**PROBLEM TO SOLVE**
Go through the entries and transcribe each one exactly, dropping the pictures.

**EXERCISE INPUT**
───

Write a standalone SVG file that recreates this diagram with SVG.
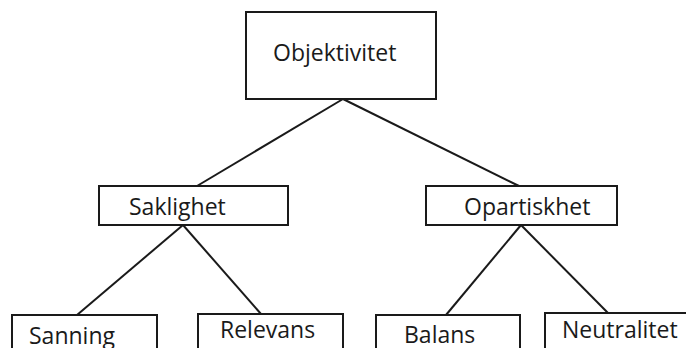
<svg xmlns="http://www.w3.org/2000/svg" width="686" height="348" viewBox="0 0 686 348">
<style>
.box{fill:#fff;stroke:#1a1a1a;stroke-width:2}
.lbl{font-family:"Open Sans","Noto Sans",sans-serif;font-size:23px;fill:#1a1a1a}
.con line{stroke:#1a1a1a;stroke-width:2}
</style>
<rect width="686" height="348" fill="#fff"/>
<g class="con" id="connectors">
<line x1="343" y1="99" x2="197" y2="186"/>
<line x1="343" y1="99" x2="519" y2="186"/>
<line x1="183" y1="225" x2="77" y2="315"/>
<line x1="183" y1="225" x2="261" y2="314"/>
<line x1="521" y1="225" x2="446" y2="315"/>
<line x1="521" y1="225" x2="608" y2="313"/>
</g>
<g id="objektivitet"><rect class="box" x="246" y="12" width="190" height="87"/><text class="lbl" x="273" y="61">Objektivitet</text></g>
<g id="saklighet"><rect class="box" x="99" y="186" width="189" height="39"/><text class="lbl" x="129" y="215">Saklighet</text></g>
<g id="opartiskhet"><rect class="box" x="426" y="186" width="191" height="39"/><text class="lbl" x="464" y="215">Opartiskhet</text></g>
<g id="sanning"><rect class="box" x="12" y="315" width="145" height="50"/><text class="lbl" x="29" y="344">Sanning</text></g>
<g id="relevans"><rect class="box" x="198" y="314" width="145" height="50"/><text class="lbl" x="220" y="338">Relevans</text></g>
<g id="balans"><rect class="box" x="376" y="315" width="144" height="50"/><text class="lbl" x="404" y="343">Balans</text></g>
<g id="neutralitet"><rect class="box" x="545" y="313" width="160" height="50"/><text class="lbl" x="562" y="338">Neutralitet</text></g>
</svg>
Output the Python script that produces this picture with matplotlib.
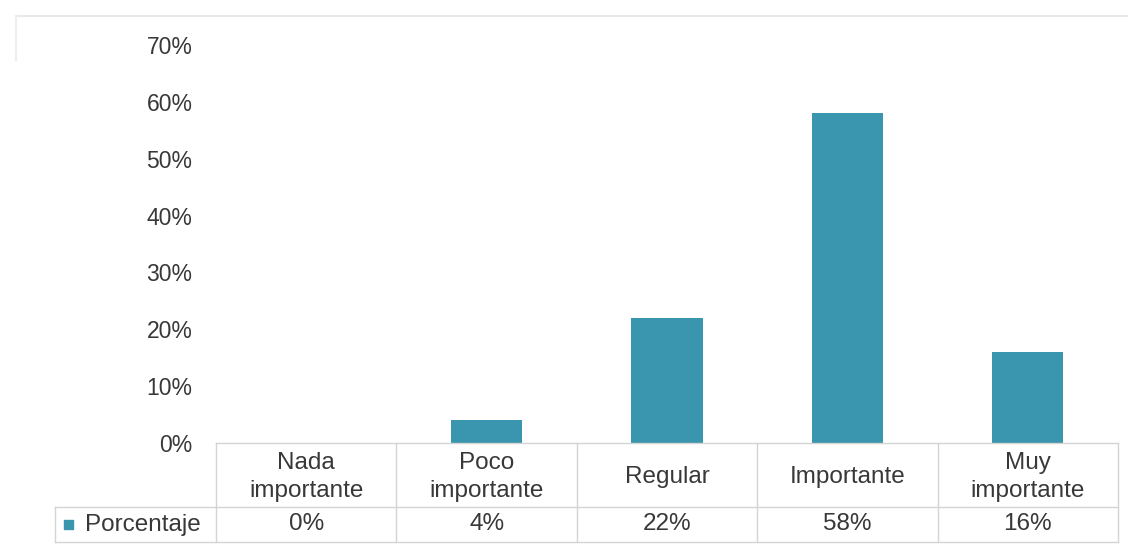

───

**THE RESULT**
Write a standalone SVG file that recreates this diagram with SVG.
<svg xmlns="http://www.w3.org/2000/svg" width="686" height="348" viewBox="0 0 686 348">
<style>
.box{fill:#fff;stroke:#1a1a1a;stroke-width:2}
.lbl{font-family:"Open Sans","Noto Sans",sans-serif;font-size:23px;fill:#1a1a1a}
.con line{stroke:#1a1a1a;stroke-width:2}
</style>
<rect width="686" height="348" fill="#fff"/>
<g class="con" id="connectors">
<line x1="343" y1="99" x2="197" y2="186"/>
<line x1="343" y1="99" x2="519" y2="186"/>
<line x1="183" y1="225" x2="77" y2="315"/>
<line x1="183" y1="225" x2="261" y2="314"/>
<line x1="521" y1="225" x2="446" y2="315"/>
<line x1="521" y1="225" x2="608" y2="313"/>
</g>
<g id="objektivitet"><rect class="box" x="246" y="12" width="190" height="87"/><text class="lbl" x="273" y="61">Objektivitet</text></g>
<g id="saklighet"><rect class="box" x="99" y="186" width="189" height="39"/><text class="lbl" x="129" y="215">Saklighet</text></g>
<g id="opartiskhet"><rect class="box" x="426" y="186" width="191" height="39"/><text class="lbl" x="464" y="215">Opartiskhet</text></g>
<g id="sanning"><rect class="box" x="12" y="315" width="145" height="50"/><text class="lbl" x="29" y="344">Sanning</text></g>
<g id="relevans"><rect class="box" x="198" y="314" width="145" height="50"/><text class="lbl" x="220" y="338">Relevans</text></g>
<g id="balans"><rect class="box" x="376" y="315" width="144" height="50"/><text class="lbl" x="404" y="343">Balans</text></g>
<g id="neutralitet"><rect class="box" x="545" y="313" width="160" height="50"/><text class="lbl" x="562" y="338">Neutralitet</text></g>
</svg>
Output the Python script that produces this picture with matplotlib.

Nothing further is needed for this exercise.